Most people assume self-trust feels like certainty.

It doesn’t.

In fact, one of the biggest surprises for many people is discovering that self-trust has very little to do with always being sure you’re right.

Self-trust is not knowing exactly what will happen.

It is believing you can handle yourself no matter what does.

That distinction changes everything.

Because many people spend years searching for certainty when what they are actually missing is trust.

What Self-Doubt Looks Like

When self-trust is low, life can feel like one long series of second guesses.

You replay conversations.

You ask multiple people for advice.

You look for reassurance.

You research every decision.

You wonder whether you’re being too sensitive.

You wonder whether you’re not being sensitive enough.

You question your instincts.

You question your reactions.

You question your choices.

And even after making a decision, you often continue revisiting it.

Not because you’re incapable.

Because some part of you doesn’t fully trust your own judgment.

Why This Happens

Many people think self-trust comes naturally.

Often it doesn’t.

Sometimes people grew up having their experiences dismissed.

Sometimes they were told they were wrong about what they felt.

Sometimes they learned to prioritize everyone else’s opinions over their own.

Sometimes they spent years adapting to unpredictable people and environments.

Over time, they stop looking inward for answers.

They start looking outward.

The opinions of other people begin carrying more weight than their own experience.

And eventually they lose confidence in their ability to know what is true for them.

Self-Trust Is Not the Absence of Doubt

This is important.

People who trust themselves still have questions.

They still make mistakes.

They still experience uncertainty.

The difference is that uncertainty no longer paralyzes them.

They do not require guarantees before making decisions.

They do not require universal approval before taking action.

They do not need everyone else to agree before believing their own experience.

They understand that being wrong occasionally is part of being human.

Not evidence that they cannot trust themselves.

Signs Self-Trust Is Growing

Often the signs are subtle.

You recover more quickly after making a mistake.

You stop asking five people for advice before making a decision.

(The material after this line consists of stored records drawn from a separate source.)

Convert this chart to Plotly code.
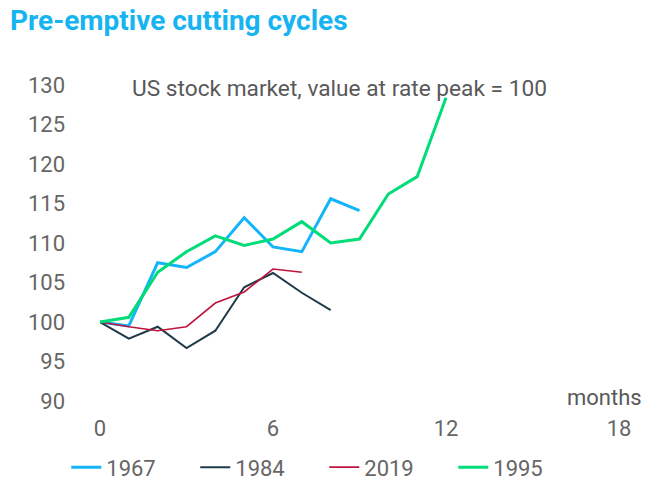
import plotly.graph_objects as go

months = list(range(0, 13))
s1967 = [100, 99.5, 107.5, 106.9, 108.9, 113.2, 109.5, 108.9, 115.6, 114.1]
s1984 = [100, 97.9, 99.4, 96.7, 98.9, 104.4, 106.2, 103.7, 101.5]
s2019 = [100, 99.4, 98.9, 99.4, 102.4, 103.8, 106.7, 106.3]
s1995 = [100, 100.6, 106.3, 108.9, 110.9, 109.7, 110.5, 112.7, 110.0, 110.5, 116.2, 118.4, 128.4]

x_ticks = [0, 6, 12, 18]
y_ticks = [90, 95, 100, 105, 110, 115, 120, 125, 130]

series = [
    ("1967", s1967, "#14B4FA", 3),
    ("1984", s1984, "#1E3A48", 2),
    ("2019", s2019, "#C0143C", 1.6),
    ("1995", s1995, "#00DC78", 3),
]

FONT = "Roboto"
fig = go.Figure()
for name, vals, color, w in series:
    fig.add_trace(go.Scatter(
        x=months[:len(vals)], y=vals, name=name, mode="lines",
        line=dict(color=color, width=w),
    ))

fig.update_layout(
    width=658, height=500,
    margin=dict(l=92, r=47, t=77, b=107),
    paper_bgcolor="white", plot_bgcolor="white",
    font=dict(family=FONT, size=22, color="#666666"),
    title=dict(text="<b>Pre-emptive cutting cycles</b>", x=0.003, xanchor="left",
               y=0.975, yanchor="middle", font=dict(family=FONT, size=28, color="#16B4F0")),
    showlegend=True,
    legend=dict(orientation="h", x=-0.065, xanchor="left", y=-0.21, yanchor="middle",
                entrywidth=84, font=dict(size=22, color="#666666"), tracegroupgap=0),
    xaxis=dict(range=[0, 18], tickvals=x_ticks, showgrid=False, zeroline=False,
               showline=False, ticks="", ticklabelstandoff=12),
    yaxis=dict(range=[90, 130], tickvals=y_ticks, showgrid=False, zeroline=False,
               showline=False, ticks="", ticklabelstandoff=34),
    annotations=[
        dict(text="US stock market, value at rate peak = 100", xref="paper", yref="paper",
             x=(130 - 100) / 519, y=0.99, xanchor="left", yanchor="middle", showarrow=False,
             font=dict(size=22.7, color="#595959")),
        dict(text="months", xref="paper", yref="paper",
             x=(604 - 100) / 519, y=(401 - 397) / 316, xanchor="center", yanchor="middle",
             showarrow=False, font=dict(size=22, color="#595959")),
    ],
)

fig.write_html("out.html")
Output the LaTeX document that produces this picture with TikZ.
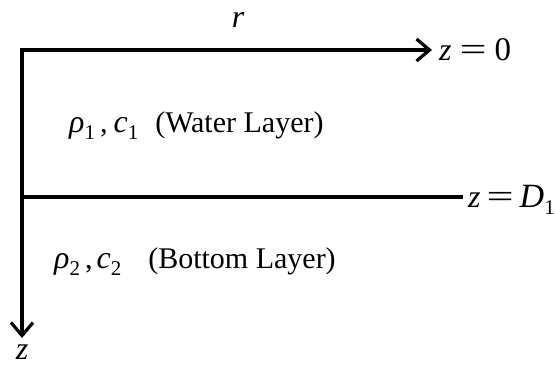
\documentclass[tikz,border=0pt]{standalone}
\usepackage{fontspec}
\usepackage{graphicx}
\setmainfont{Liberation Serif}
\usetikzlibrary{arrows.meta}
\newcommand{\sub}[1]{\raisebox{-0.25em}{\fontsize{21}{21}\selectfont #1}}
\newcommand{\bigit}[1]{{\fontsize{32}{32}\selectfont\itshape #1}}
\newcommand{\weq}{\scalebox{1.6}[1.1]{=}}
\begin{document}
\begin{tikzpicture}[x=1pt,y=-1pt,
  axis/.style={line width=3.2pt},
  axisarrow/.style={line width=3.2pt,-{Straight Barb[length=13pt,width=22pt,line width=3.2pt]}},
  lbl/.style={inner sep=0pt,font=\fontsize{30}{32}\selectfont},
  lblb/.style={lbl,anchor=base west}]
\useasboundingbox (0,0) rectangle (555,368);
\coordinate (o) at (22,50);
\coordinate (rend) at (432,50);
\coordinate (zend) at (22,338);
\coordinate (dl) at (22,197);
\coordinate (dr) at (463,197);
\draw[axisarrow] ([xshift=-1.6pt]o) -- (rend);
\draw[axisarrow] ([yshift=-1.6pt]o) -- (zend);
\draw[axis] (dl) -- (dr);
\node[lbl] (r) at (238,20) {\bigit{r}};
\node[lblb] (z0) at (439,60) {\bigit{z}\hspace{8pt}\weq\hspace{8pt}{\fontsize{33}{33}\selectfont 0}};
\node[lblb] (zd) at (468,207) {\bigit{z}\hspace{6pt}\weq\hspace{6pt}{\fontsize{34}{34}\selectfont\itshape D}\sub{1}};
\node[lbl] (zz) at (22,352) {\bigit{z}};
\node[lblb] (w) at (69,132) {\bigit{ρ}\sub{1}\hspace{5pt},\hspace{6pt}\bigit{c}\sub{1}\hspace{17pt}(Water Layer)};
\node[lblb] (b) at (54,268) {\bigit{ρ}\sub{2}\hspace{5pt},\hspace{4pt}\bigit{c}\sub{2}\hspace{27pt}(Bottom Layer)};
\end{tikzpicture}
\end{document}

You trust your discomfort instead of immediately explaining it away.

You stop arguing with your instincts.

You notice red flags sooner.

You stop needing endless evidence before acknowledging what you already know.

You become less interested in convincing others and more interested in being honest with yourself.

None of these changes happen overnight.

But together they create a very different way of moving through the world.

You Stop Needing Certainty

This may be the biggest shift of all.

Many people spend years believing they would trust themselves if they could just become more certain.

More information.

More reassurance.

More proof.

More confidence.

Eventually they discover something surprising.

Confidence often comes after action, not before it.

Self-trust grows when you repeatedly show yourself that you can survive uncertainty.

That you can make difficult decisions.

That you can tolerate mistakes.

That you can handle disappointment.

That you can recover when things do not go as planned.

The trust comes from experience.

Not guarantees.

What Begins to Change

You stop treating every decision like a referendum on your worth.

You spend less time seeking reassurance.

You recognize your feelings without immediately dismissing them.

You make choices more quickly.

You recover from mistakes more easily.

You become less dependent on other people’s approval.

And perhaps most importantly, you stop waiting for certainty before moving forward.

Because self-trust is not believing you will always get it right.

It is knowing that even when you don’t, you will not abandon yourself.

For many people, that is the moment life begins to feel very different.

Not because everything becomes clear.

Because they finally start believing they can handle what isn’t.